I make that £77 billion a year off the "deficit" withourt a single cut to English services. What do you think?


  1. Independence for England would be even better.

  2. I don't think these proposals for cutting the deficit will cut much ice with Mr Osborne and the Tories (or least those who count) who are busily stoking up the deficit for ideological reasons (while claiming they're reducing it), but they would appeal to the voters.

  3. Scrapping Lord Adonis's vanity HS2 rail project would save at least £50 billion.

    1. Isn't HS1 already costing £30b and saving no journey time at all? Now we hear of £100b going on infrastructure projects - not sure if that includings HS1 and HS2 where the money is going to go mainly into French pockets.

      The projects mentioned were roads, railways and houses. These will be the houses caused by mass immigration which has sent the population of Britain to more than double from its optimum of 30m which could have been achieved without any large scale immigration since the War. The roads and railways will be needed to connect the new housing developments without doubt.

      England will look like a third world country in due course, teeming with people, increasingly of non-English or indeed non-European origin.

      On another point, the BBC has finally been forced to admit that the paedophile grooming Oxford taxi drivers were of "Pakistani and North African heritage" - some heritage but our English heritage is now like some of the castles in the care of the organisation of the same name i.e. a crumbling ruin. Their victims, it was said, were white (not to be described as English). At the same time the killing of Stephen Lawrence is described as a racial crime compounded by the institutional racism of the Met. Why was the treatment of white girls in Oxford by Pakistanis and North Africans not described as a racial crime. Don't tell me, I think I can guess, it's called one way traffic.

  4. In my neck of the woods the demand for help from the local food banks set up to feed those families unable to feed themselves is growing exponentially. Amongst those affected are local farmers who have had to spend a fortune on feed for their sheep and cattle because the grass has not growing due to a lack of rain.

    And yet Mr Cameron and his chums are determined to send millions in aid to the third world as we have been doing ever since the end of the European empires, including to the booming economy of India, simply because the Indians adopt the attitude that the poor will always be with them and don't care. And in India the aid has to be targeted or it lines the pockets of petty officials.

    Perhaps booming India could be asked to send aid to those farmers and others in England who are relying on charity so as not to starve. No, I didn't think so, altruism does not seem to feature much among sub-continental peoples.
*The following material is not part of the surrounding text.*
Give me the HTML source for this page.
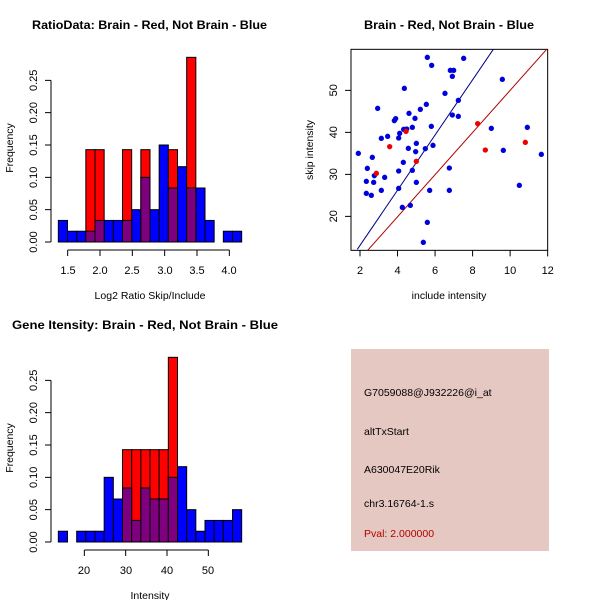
<!DOCTYPE html>
<html><head><meta charset="utf-8"><style>
body{margin:0;background:#fff}
svg{display:block;font-family:"Liberation Sans",sans-serif}
</style></head><body>
<svg width="600" height="600" viewBox="0 0 600 600" xmlns="http://www.w3.org/2000/svg">
<rect width="600" height="600" fill="#fff"/>
<g font-weight="bold" font-size="12" fill="#000">
<text x="32" y="29" textLength="235" lengthAdjust="spacingAndGlyphs">RatioData: Brain - Red, Not Brain - Blue</text>
<text x="364" y="29" textLength="170" lengthAdjust="spacingAndGlyphs">Brain - Red, Not Brain - Blue</text>
<text x="12" y="329" textLength="266" lengthAdjust="spacingAndGlyphs">Gene Itensity: Brain - Red, Not Brain - Blue</text>
</g>

<g transform="translate(0,40) scale(0.33333)" stroke="#000" stroke-width="3">
<g fill="#0000ff">
<rect x="175" y="541.3" width="27.5" height="64.7"/>
<rect x="202.5" y="573.7" width="27.5" height="32.3"/>
<rect x="230" y="573.7" width="27.5" height="32.3"/>
<rect x="285" y="541.3" width="27.5" height="64.7"/>
<rect x="312.5" y="541.3" width="27.5" height="64.7"/>
<rect x="340" y="541.3" width="27.5" height="64.7"/>
<rect x="395" y="509" width="27.5" height="97"/>
<rect x="450" y="509" width="27.5" height="97"/>
<rect x="477.5" y="315" width="27.5" height="291"/>
<rect x="532.5" y="380" width="27.5" height="226"/>
<rect x="587.5" y="444" width="27.5" height="162"/>
<rect x="615" y="541.3" width="27.5" height="64.7"/>
<rect x="670" y="573.7" width="27.5" height="32.3"/>
<rect x="697.5" y="573.7" width="27.5" height="32.3"/>
</g>
<g fill="#ff0000">
<rect x="257.5" y="329" width="27.5" height="277"/>
<rect x="285" y="329" width="27.5" height="277"/>
<rect x="367.5" y="329" width="27.5" height="277"/>
<rect x="422.5" y="329" width="27.5" height="277"/>
<rect x="505" y="329" width="27.5" height="277"/>
<rect x="560" y="52" width="27.5" height="554"/>
</g>
<g fill="#7f007f">
<rect x="257.5" y="573.7" width="27.5" height="32.3"/>
<rect x="285" y="541.3" width="27.5" height="64.7"/>
<rect x="367.5" y="541.3" width="27.5" height="64.7"/>
<rect x="422.5" y="412" width="27.5" height="194"/>
<rect x="505" y="444" width="27.5" height="162"/>
<rect x="560" y="444" width="27.5" height="162"/>
</g>
<path d="M153 606V121M153 606h-18M153 509h-18M153 412h-18M153 315h-18M153 218h-18M153 121h-18" fill="none"/>
<path d="M203 630H688M203 630v18M300 630v18M397 630v18M494 630v18M591 630v18M688 630v18" fill="none"/>
</g>
<g font-size="11" fill="#000">
<text x="68" y="274" text-anchor="middle">1.5</text>
<text x="100" y="274" text-anchor="middle">2.0</text>
<text x="132" y="274" text-anchor="middle">2.5</text>
<text x="165" y="274" text-anchor="middle">3.0</text>
<text x="197" y="274" text-anchor="middle">3.5</text>
<text x="229" y="274" text-anchor="middle">4.0</text>
<g text-anchor="middle">
<text transform="translate(37,242) rotate(-90)">0.00</text>
<text transform="translate(37,209.7) rotate(-90)">0.05</text>
<text transform="translate(37,177.3) rotate(-90)">0.10</text>
<text transform="translate(37,145) rotate(-90)">0.15</text>
<text transform="translate(37,112.7) rotate(-90)">0.20</text>
<text transform="translate(37,80.3) rotate(-90)">0.25</text>
<text transform="translate(13,148) rotate(-90)" font-size="10.5">Frequency</text>
</g>
<text x="150" y="299" text-anchor="middle" font-size="10.5">Log2 Ratio Skip/Include</text>
</g>

<g transform="translate(0,340) scale(0.33333)" stroke="#000" stroke-width="3">
<g fill="#0000ff">
<rect x="175" y="573.7" width="27.5" height="32.3"/>
<rect x="230" y="573.7" width="27.5" height="32.3"/>
<rect x="257.5" y="573.7" width="27.5" height="32.3"/>
<rect x="285" y="573.7" width="27.5" height="32.3"/>
<rect x="312.5" y="412" width="27.5" height="194"/>
<rect x="340" y="477" width="27.5" height="129"/>
<rect x="532.5" y="380" width="27.5" height="226"/>
<rect x="560" y="509" width="27.5" height="97"/>
<rect x="587.5" y="573.7" width="27.5" height="32.3"/>
<rect x="615" y="541.3" width="27.5" height="64.7"/>
<rect x="642.5" y="541.3" width="27.5" height="64.7"/>
<rect x="670" y="541.3" width="27.5" height="64.7"/>
<rect x="697.5" y="509" width="27.5" height="97"/>
</g>
<g fill="#ff0000">
<rect x="367.5" y="329" width="27.5" height="277"/>
<rect x="395" y="329" width="27.5" height="277"/>
<rect x="422.5" y="329" width="27.5" height="277"/>
<rect x="450" y="329" width="27.5" height="277"/>
<rect x="477.5" y="329" width="27.5" height="277"/>
<rect x="505" y="52" width="27.5" height="554"/>
</g>
<g fill="#7f007f">
<rect x="367.5" y="444" width="27.5" height="162"/>
<rect x="395" y="541.3" width="27.5" height="64.7"/>
<rect x="422.5" y="444" width="27.5" height="162"/>
<rect x="450" y="477" width="27.5" height="129"/>
<rect x="477.5" y="477" width="27.5" height="129"/>
<rect x="505" y="412" width="27.5" height="194"/>
</g>
<path d="M153 606V121M153 606h-18M153 509h-18M153 412h-18M153 315h-18M153 218h-18M153 121h-18" fill="none"/>
<path d="M253 630H625M253 630v18M377 630v18M501 630v18M625 630v18" fill="none"/>
</g>
<g font-size="11" fill="#000">
<text x="84" y="574" text-anchor="middle">20</text>
<text x="126" y="574" text-anchor="middle">30</text>
<text x="167" y="574" text-anchor="middle">40</text>
<text x="208" y="574" text-anchor="middle">50</text>
<g text-anchor="middle">
<text transform="translate(37,542) rotate(-90)">0.00</text>
<text transform="translate(37,509.7) rotate(-90)">0.05</text>
<text transform="translate(37,477.3) rotate(-90)">0.10</text>
<text transform="translate(37,445) rotate(-90)">0.15</text>
<text transform="translate(37,412.7) rotate(-90)">0.20</text>
<text transform="translate(37,380.3) rotate(-90)">0.25</text>
<text transform="translate(13,448) rotate(-90)" font-size="10.5">Frequency</text>
</g>
<text x="150" y="599" text-anchor="middle" font-size="10.5">Intensity</text>
</g>

<g transform="translate(300,40) scale(0.33333)">
<rect x="153" y="28" width="590" height="603" fill="none" stroke="#000" stroke-width="3"/>
<path d="M180 631v18M292.6 631v18M405.2 631v18M517.8 631v18M630.4 631v18M743 631v18M153 529h-18M153 403h-18M153 277h-18M153 151h-18" stroke="#000" stroke-width="3"/>
<line x1="172" y1="628" x2="580" y2="28" stroke="#00008b" stroke-width="3"/>
<line x1="203" y1="631" x2="740" y2="28" stroke="#b00000" stroke-width="3"/>
<g fill="#0000dd">
<circle cx="175" cy="340" r="8"/><circle cx="233" cy="205" r="8"/><circle cx="244" cy="295" r="8"/><circle cx="263" cy="289" r="8"/><circle cx="283" cy="242" r="8"/><circle cx="287" cy="236" r="8"/><circle cx="296" cy="294" r="8"/><circle cx="299" cy="280" r="8"/><circle cx="311" cy="268" r="8"/><circle cx="320" cy="267" r="8"/><circle cx="337" cy="262" r="8"/><circle cx="313" cy="145" r="8"/><circle cx="382" cy="52" r="8"/><circle cx="395" cy="76" r="8"/><circle cx="451" cy="91" r="8"/><circle cx="461" cy="91" r="8"/><circle cx="457" cy="109" r="8"/><circle cx="491" cy="55" r="8"/><circle cx="435" cy="160" r="8"/><circle cx="475" cy="181" r="8"/><circle cx="327" cy="220" r="8"/><circle cx="361" cy="208" r="8"/><circle cx="345" cy="235" r="8"/><circle cx="379" cy="193" r="8"/><circle cx="394" cy="259" r="8"/><circle cx="376" cy="326" r="8"/><circle cx="325" cy="325" r="8"/><circle cx="349" cy="310" r="8"/><circle cx="347" cy="335" r="8"/><circle cx="399" cy="316" r="8"/><circle cx="337" cy="391" r="8"/><circle cx="310" cy="367" r="8"/><circle cx="296" cy="393" r="8"/><circle cx="217" cy="352" r="8"/><circle cx="202" cy="385" r="8"/><circle cx="223" cy="407" r="8"/><circle cx="199" cy="424" r="8"/><circle cx="221" cy="427" r="8"/><circle cx="254" cy="412" r="8"/><circle cx="244" cy="451" r="8"/><circle cx="199" cy="460" r="8"/><circle cx="214" cy="466" r="8"/><circle cx="296" cy="445" r="8"/><circle cx="307" cy="502" r="8"/><circle cx="331" cy="496" r="8"/><circle cx="349" cy="427" r="8"/><circle cx="389" cy="451" r="8"/><circle cx="382" cy="547" r="8"/><circle cx="370" cy="607" r="8"/><circle cx="448" cy="384" r="8"/><circle cx="448" cy="451" r="8"/><circle cx="457" cy="225" r="8"/><circle cx="475" cy="229" r="8"/><circle cx="607" cy="118" r="8"/><circle cx="574" cy="265" r="8"/><circle cx="682" cy="262" r="8"/><circle cx="610" cy="331" r="8"/><circle cx="724" cy="343" r="8"/><circle cx="658" cy="436" r="8"/>
</g>
<g fill="#ee0000">
<circle cx="229" cy="400" r="8"/><circle cx="269" cy="320" r="8"/><circle cx="318" cy="274" r="8"/><circle cx="349" cy="364" r="8"/><circle cx="533" cy="251" r="8"/><circle cx="556" cy="330" r="8"/><circle cx="676" cy="307" r="8"/>
</g>
</g>
<g font-size="11" fill="#000">
<text x="360" y="274" text-anchor="middle">2</text>
<text x="397.5" y="274" text-anchor="middle">4</text>
<text x="435" y="274" text-anchor="middle">6</text>
<text x="472.6" y="274" text-anchor="middle">8</text>
<text x="510.1" y="274" text-anchor="middle">10</text>
<text x="547.7" y="274" text-anchor="middle">12</text>
<g text-anchor="middle">
<text transform="translate(337,216.3) rotate(-90)">20</text>
<text transform="translate(337,174.3) rotate(-90)">30</text>
<text transform="translate(337,132.3) rotate(-90)">40</text>
<text transform="translate(337,90.3) rotate(-90)">50</text>
<text transform="translate(313,150) rotate(-90)" font-size="10.5">skip intensity</text>
</g>
<text x="449" y="299" text-anchor="middle" font-size="10.5">include intensity</text>
</g>

<rect x="351" y="349" width="198" height="202" fill="#e6c8c2"/>
<g font-size="10.5" fill="#000">
<text x="364" y="396">G7059088@J932226@i_at</text>
<text x="364" y="435">altTxStart</text>
<text x="364" y="473">A630047E20Rik</text>
<text x="364" y="507">chr3.16764-1.s</text>
<text x="364" y="537" fill="#b00000">Pval: 2.000000</text>
</g>
</svg>
</body></html>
    1. The job of immigration is to undermine national solidarity and bring England to the same level of indifference to the suffering of fellow nationals as is found in India. By all accounts, the strategy is working with the younger generation where the inability to find work is blamed on the unemployed; rather than the coalition government's ideologically globalist policies.
      Now the Tory controlled media is telling the unemployed youth that it is all the fault of the baby boomers.
      A prime example is Iain Duncan Smith's condemnation of those unemployed who are bankrupting the country by "lying in bed with the curtains drawn", but overlooks the fact that most of the benefits he is complaining about are paid to people in work.
      Now it transpires that the bankers laughed at the Bank and England, and when they couldn't get their own way, simply went over the head of the Governor of the Bank of England Mervyn King to Downing Street, either to George Osborne or David Cameron ("We're all in it together", ha ha ha!)

    2. I could be wrong but I always thought that Mervyn King seemed an intelligent and decent man who had the courage to speak the truth. I wonder whether his Canadian successor will be a paid apparachnik.

      Of course decent men who speak the truth have been derided in this country since the era of Enoch Powell. The slimey corrupt money grubbing bunch of the likes of the city bankers and Osborne and Cameron think decency and intelligence are just totally naive qualities to possess. Hopefully, when the revolution or civil war finally come here they will wake up. But no they won't, they, along with Tony Blair, will just hot foot it to some Caribbean tax haven.

    3. Personally I think Iain Duncan Smith is on the right track in recognising that there is a proportion of society who don't want to work and who have been allowed to exist on welfare for, in some cases generations. This culture of worklessness can not be good for the long term unemployed themselves but I think it entirely understandable that workers are angry and resentful when they see their hard earned taxes going to support the lifestyle of those who have no intention of working.
      This is not some government or media program of manipulation to bring about indifference to the suffering of fellow nationals and a race to the bottom but it is the legitimate concerns of working people themselves that has brought the government make welfare reform a priority.

      I agree banking reform is still essential but I can't see the government giving this the same level of priority. Robert Stark interviewed Kerry Bolton recently on banking reform and how it can be implemented. The interview is on you tube, I think it's well worth a listen.